Wednesday, November 11, 2020

Discerning Good and Evil – Part 1

   

1 Kings 3:9 “Therefore give to Your servant an understanding heart to judge Your people, that I may discern between good and evil. For who is able to judge this great people of Yours?”

 

Clear back on 2001, Pastor Kennedy said that in recent years we have read and heard a good bit about the fact that we are involved in a “culture war” in this country. Having examined that issue in some depth for many years, I certainly would have to agree with the commentators who put it that way. It is a war for the minds and souls and lives of every American, and it has been going on a pace and growing in intensity. It is ultimately a battle of faith against unbelief. You may hear it described in many other ways, but I want you to remember that this is ultimately a battle for God or against Him. 

 

Johann Wolfgang von Goethe, the great German writer, has said that the only struggle [in this world] worth our attention and our effort is the struggle between faith and unbelief. We are living through just such a period in our country today in 2020 and the division in this country is obvious. Mortimer Adler, who edited the Great Books of the Western World, said that faith in God has more consequences for life action than any other factor. So, this is a pervasive, all-inclusive war we are engaged in. 

 

Kennedy states that the first phase of any war, as a general will tell you, is the semantical phase, and that is where we have been for the last century. It is a war of words—a conflict that defines what the war is all about.
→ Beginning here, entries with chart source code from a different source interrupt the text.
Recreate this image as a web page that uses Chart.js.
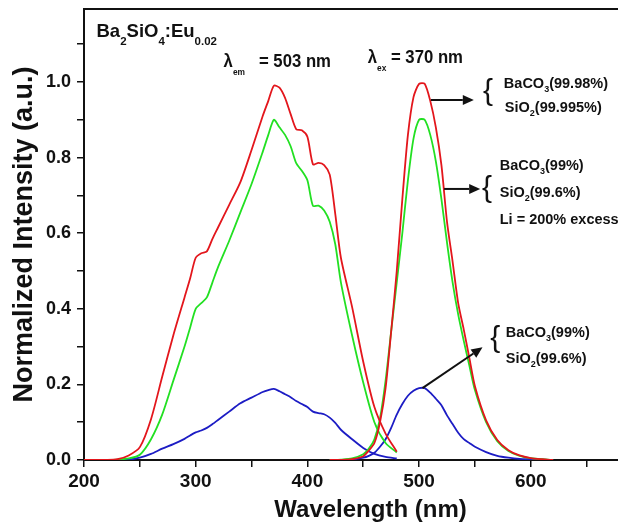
<!DOCTYPE html>
<html>
<head>
<meta charset="utf-8">
<script src="https://cdn.jsdelivr.net/npm/chart.js@4/dist/chart.umd.min.js"></script>
<style>
  html, body { margin: 0; padding: 0; background: #fff; overflow: hidden; }
  #wrap { width: 618px; height: 525px; overflow: hidden; }
</style>
</head>
<body>
<div id="wrap"><canvas id="chart" width="657" height="525"></canvas></div>
<script>
// excitation spectra (monitored at 503 nm)
const exWl = [200, 210, 220, 230, 240, 250, 260, 270, 280, 290, 295, 300, 305, 310, 315, 320, 330, 340, 350, 360, 365, 370, 375, 380, 385, 390, 395, 400, 405, 410, 415, 420, 425, 430, 440, 450, 460, 470, 480];
const exRed = [0, 0, 0, 0.002, 0.012, 0.034, 0.108, 0.22, 0.33, 0.43, 0.48, 0.535, 0.547, 0.552, 0.585, 0.615, 0.675, 0.735, 0.82, 0.91, 0.95, 0.99, 0.985, 0.958, 0.915, 0.875, 0.872, 0.855, 0.782, 0.786, 0.78, 0.755, 0.65, 0.535, 0.405, 0.26, 0.14, 0.07, 0.022];
const exGreen = [0, 0, 0, 0.001, 0.004, 0.014, 0.055, 0.12, 0.21, 0.30, 0.35, 0.40, 0.415, 0.43, 0.47, 0.51, 0.58, 0.655, 0.73, 0.815, 0.86, 0.90, 0.88, 0.86, 0.83, 0.785, 0.765, 0.74, 0.672, 0.673, 0.66, 0.63, 0.57, 0.47, 0.33, 0.205, 0.1, 0.045, 0.02];
const exBlue = [0, 0, 0, 0, 0.001, 0.006, 0.016, 0.03, 0.042, 0.056, 0.065, 0.073, 0.078, 0.085, 0.095, 0.106, 0.128, 0.15, 0.165, 0.18, 0.185, 0.188, 0.182, 0.174, 0.166, 0.156, 0.148, 0.14, 0.128, 0.124, 0.121, 0.112, 0.098, 0.08, 0.055, 0.032, 0.016, 0.008, 0.004];

// emission spectra (excited at 370 nm)
const emWl = [420, 430, 440, 450, 455, 460, 465, 470, 475, 480, 485, 490, 495, 500, 505, 510, 515, 520, 525, 530, 535, 540, 545, 550, 560, 570, 580, 590, 600, 610, 620];
const emRed = [0, 0, 0.002, 0.01, 0.025, 0.045, 0.1, 0.19, 0.34, 0.5, 0.69, 0.86, 0.96, 0.995, 0.995, 0.95, 0.88, 0.78, 0.63, 0.525, 0.415, 0.345, 0.27, 0.195, 0.105, 0.053, 0.026, 0.012, 0.005, 0.002, 0];
const emGreen = [0, 0.001, 0.004, 0.015, 0.03, 0.055, 0.11, 0.21, 0.34, 0.47, 0.6, 0.74, 0.85, 0.9, 0.9, 0.86, 0.79, 0.69, 0.575, 0.47, 0.385, 0.315, 0.25, 0.185, 0.1, 0.05, 0.024, 0.011, 0.005, 0.002, 0];
const emBlue = [0, 0, 0.001, 0.006, 0.011, 0.019, 0.035, 0.055, 0.085, 0.12, 0.148, 0.17, 0.183, 0.19, 0.19, 0.178, 0.162, 0.145, 0.118, 0.095, 0.072, 0.055, 0.045, 0.035, 0.021, 0.011, 0.006, 0.003, 0.002, 0.001, 0];

const RED = '#e3161c', GREEN = '#22e022', BLUE = '#1c1cc4';

// text notes, anchored in data coordinates (wavelength, intensity) at the baseline
const notes = [
    { x: 211.2, y: 1.119, size: 18.5, sx: 1, sub: 0.62, drop: 8, parts: [['Ba'], ['2', 1], ['SiO'], ['4', 1], [':Eu'], ['0.02', 1]] },
    { x: 325, y: 1.040, size: 19, sx: 0.88, sub: 0.5, drop: 8, parts: [['λ'], ['em', 1], ['   = 503 nm']] },
    { x: 454, y: 1.050, size: 19, sx: 0.88, sub: 0.5, drop: 8, parts: [['λ'], ['ex', 1], [' = 370 nm']] },
    { x: 575.9, y: 0.984, size: 14.5, sx: 1, sub: 0.62, drop: 4, parts: [['BaCO'], ['3', 1], ['(99.98%)']] },
    { x: 576.8, y: 0.921, size: 14.5, sx: 1, sub: 0.62, drop: 4, parts: [['SiO'], ['2', 1], ['(99.995%)']] },
    { x: 572.2, y: 0.767, size: 14.5, sx: 1, sub: 0.62, drop: 4, parts: [['BaCO'], ['3', 1], ['(99%)']] },
    { x: 572.2, y: 0.696, size: 14.5, sx: 1, sub: 0.62, drop: 4, parts: [['SiO'], ['2', 1], ['(99.6%)']] },
    { x: 572.2, y: 0.624, size: 14.5, sx: 1, sub: 0.62, drop: 4, parts: [['Li = 200% excess']] },
    { x: 577.6, y: 0.325, size: 14.5, sx: 1, sub: 0.62, drop: 4, parts: [['BaCO'], ['3', 1], ['(99%)']] },
    { x: 577.6, y: 0.257, size: 14.5, sx: 1, sub: 0.62, drop: 4, parts: [['SiO'], ['2', 1], ['(99.6%)']] }
];
const braces = [[557.3, 0.953], [556.4, 0.696], [563.6, 0.299]];
const arrows = [
    [510.5, 0.952, 549, 0.952],
    [522.4, 0.717, 554.7, 0.717],
    [503, 0.19, 556.8, 0.298]
];

function pts(xs, ys) {
    return xs.map((x, i) => ({ x: x, y: ys[i] }));
}

function drawRich(ctx, n, px, py) {
    ctx.save();
    ctx.translate(px, py);
    ctx.scale(n.sx, 1);
    ctx.textBaseline = 'alphabetic';
    let cx = 0;
    n.parts.forEach(p => {
        const isSub = p[1] === 1;
        ctx.font = 'bold ' + (isSub ? n.size * n.sub : n.size) + 'px Arial, "Liberation Sans"';
        ctx.fillText(p[0], cx, isSub ? n.drop : 0);
        cx += ctx.measureText(p[0]).width;
    });
    ctx.restore();
}

const notePlugin = {
    id: 'notes',
    afterDatasetsDraw(chart) {
        const ctx = chart.ctx;
        const xs = chart.scales.x, ys = chart.scales.y;
        ctx.save();
        ctx.fillStyle = '#111';
        ctx.strokeStyle = '#111';
        notes.forEach(n => drawRich(ctx, n, xs.getPixelForValue(n.x), ys.getPixelForValue(n.y)));

        ctx.font = '30px Arial, "Liberation Sans"';
        ctx.textBaseline = 'alphabetic';
        braces.forEach(b => ctx.fillText('{', xs.getPixelForValue(b[0]), ys.getPixelForValue(b[1])));

        ctx.lineWidth = 2;
        arrows.forEach(a => {
            const x1 = xs.getPixelForValue(a[0]), y1 = ys.getPixelForValue(a[1]);
            const x2 = xs.getPixelForValue(a[2]), y2 = ys.getPixelForValue(a[3]);
            const ang = Math.atan2(y2 - y1, x2 - x1);
            const hl = 11, hw = 5;
            const bx = x2 - hl * Math.cos(ang), by = y2 - hl * Math.sin(ang);
            ctx.beginPath();
            ctx.moveTo(x1, y1);
            ctx.lineTo(bx, by);
            ctx.stroke();
            ctx.beginPath();
            ctx.moveTo(x2, y2);
            ctx.lineTo(bx + hw * Math.sin(ang), by - hw * Math.cos(ang));
            ctx.lineTo(bx - hw * Math.sin(ang), by + hw * Math.cos(ang));
            ctx.closePath();
            ctx.fill();
        });
        ctx.restore();
    }
};

function line(data, color) {
    return { data: data, borderColor: color, borderWidth: 1.8, pointRadius: 0, tension: 0.25, fill: false };
}

const axisFont = { family: 'Arial, "Liberation Sans"', weight: 'bold' };

new Chart(document.getElementById('chart'), {
    type: 'line',
    data: {
        datasets: [
            line(pts(exWl, exRed), RED),
            line(pts(emWl, emRed), RED),
            line(pts(exWl, exGreen), GREEN),
            line(pts(emWl, emGreen), GREEN),
            line(pts(exWl, exBlue), BLUE),
            line(pts(emWl, emBlue), BLUE)
        ]
    },
    options: {
        responsive: false,
        animation: false,
        devicePixelRatio: 1,
        layout: { padding: { top: 9, left: 0, right: 0, bottom: 0 } },
        plugins: { legend: { display: false }, tooltip: { enabled: false } },
        scales: {
            x: {
                type: 'linear',
                min: 200,
                max: 713,
                afterFit: s => { s.height = 65; s.paddingLeft = 0; s.paddingRight = 0; },
                afterBuildTicks: s => { s.ticks = s.ticks.filter(t => t.value % 50 === 0); },
                ticks: {
                    stepSize: 50,
                    autoSkip: false,
                    maxRotation: 0,
                    padding: 3,
                    color: '#111',
                    font: { ...axisFont, size: 19 },
                    callback: v => (v % 100 === 0 ? String(v) : '')
                },
                grid: { drawOnChartArea: false, drawTicks: true, tickLength: 7, color: '#111', lineWidth: 1.5 },
                border: { color: '#111', width: 2 },
                title: {
                    display: true,
                    text: 'Wavelength (nm)',
                    color: '#111',
                    font: { ...axisFont, size: 24 },
                    padding: { top: 0, bottom: 0 }
                }
            },
            x2: {
                type: 'linear',
                position: 'top',
                min: 200,
                max: 713,
                afterFit: s => { s.height = 0; s.paddingLeft = 0; s.paddingRight = 0; },
                ticks: { display: false },
                grid: { drawOnChartArea: false, drawTicks: false },
                border: { color: '#111', width: 2 }
            },
            y: {
                min: 0,
                max: 1.193,
                afterFit: s => { s.width = 84; s.paddingTop = 0; s.paddingBottom = 0; },
                afterBuildTicks: s => {
                    s.ticks = s.ticks.filter(t => Math.abs(t.value * 10 - Math.round(t.value * 10)) < 1e-6);
                },
                ticks: {
                    stepSize: 0.1,
                    padding: 6,
                    color: '#111',
                    font: { ...axisFont, size: 18 },
                    callback: v => (Math.round(v * 10) % 2 === 0 && v < 1.05 ? v.toFixed(1) : '')
                },
                grid: { drawOnChartArea: false, drawTicks: true, tickLength: 7, color: '#111', lineWidth: 1.5 },
                border: { color: '#111', width: 2 },
                title: {
                    display: true,
                    text: 'Normalized Intensity (a.u.)',
                    color: '#111',
                    font: { ...axisFont, size: 27 },
                    padding: { top: 8, bottom: 0 }
                }
            }
        }
    },
    plugins: [notePlugin]
});
</script>
</body>
</html>
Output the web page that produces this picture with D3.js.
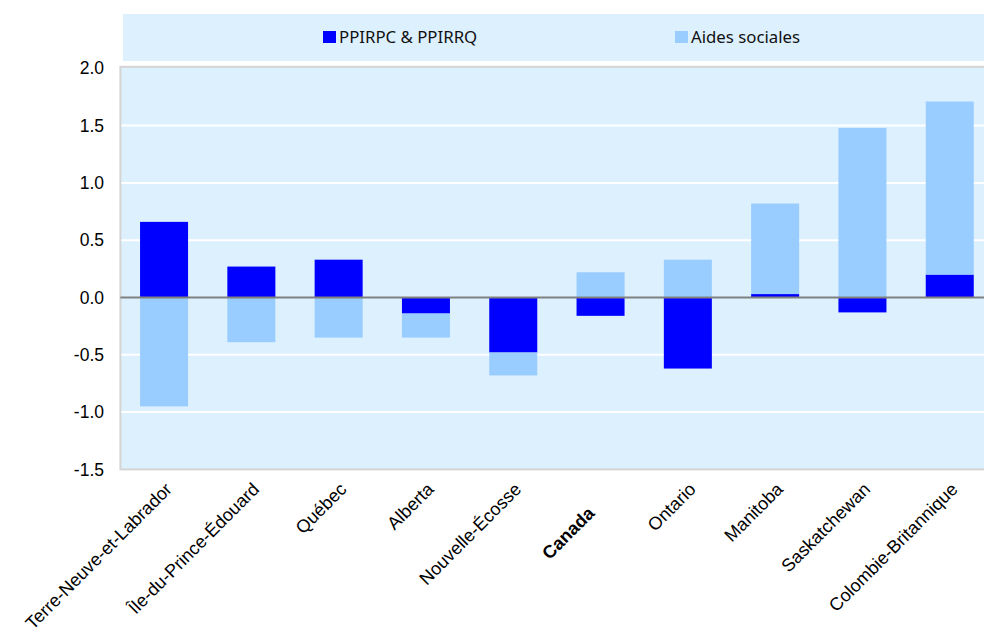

The twentieth century, in almost its entirety, saw the unfolding and development of this semantical war—and I must tell you that Christians are very definitely losing. We have been out- generaled, out-strategized, and out-maneuvered on every side, and we are losing that war.

 

But, things are changing, and I hope they will continue to change even more. I am somewhat reminded of George Orwell’s famous classic, titled 1984. In it he talks about a tyrannical government where Big Brother was watching you and there were various departments like we never heard of before. One of them was the Department of Truth. If you were to call the Department of Truth, you would find people working twenty-four hours a day transforming truth into lies. Well, we have just such a department today in this country anwhoare calling good evil, and evil good. Now I can’t take you to a building in Washington, D.C., where it is housed, but I assure you that it does exist. Today I hope to show you a little bit of the handiwork so you can judge for yourself. 

 

Kennedy would like to share with you three of the most strategic words in this semantic battle and the consequences of the changes and distortions in those words. Don’t ever forget that the war starts with words. For example, in 1857 the Supreme Court of the United States passed what is known as the Dred Scott Decision. In that decision they used a word: “blacks.” They said, “they are not persons.” This gave carte blanche to slavery in America. Being “not persons,” they were considered merely property. An owner could do with them whatever he wished, including killing them, because they were not persons. Does that word make any difference? 

 

Or consider Nazi Germany. The Nazi Supreme Court passed a decision in which they said that Jews were not “persons.” The final outcome of that could be discovered at Auschwitz, but it began semantically, and that led to Kristallnacht [“night of broken glass” where nearly 200 synagogues were destroyed] and the beginning of the actual persecution. But it all was virtually settled with words. Or for that matter, you could come into America in the twentieth century, when the Supreme Court of the United States passed Roe v. Wade. (By the way, Roe now repudiates abortion, as does Doe in the Roe and Doe decisions. Both these women now repudiate abortion.) In that decision the Court said that babies in the womb were not “persons.” And almost 44 million babies have died since then in America. The semantical war can sometimes determine ghastly consequences and outcomes. If words get in the way of evil intentions, they will simply redefine the word to fit their wicked agenda.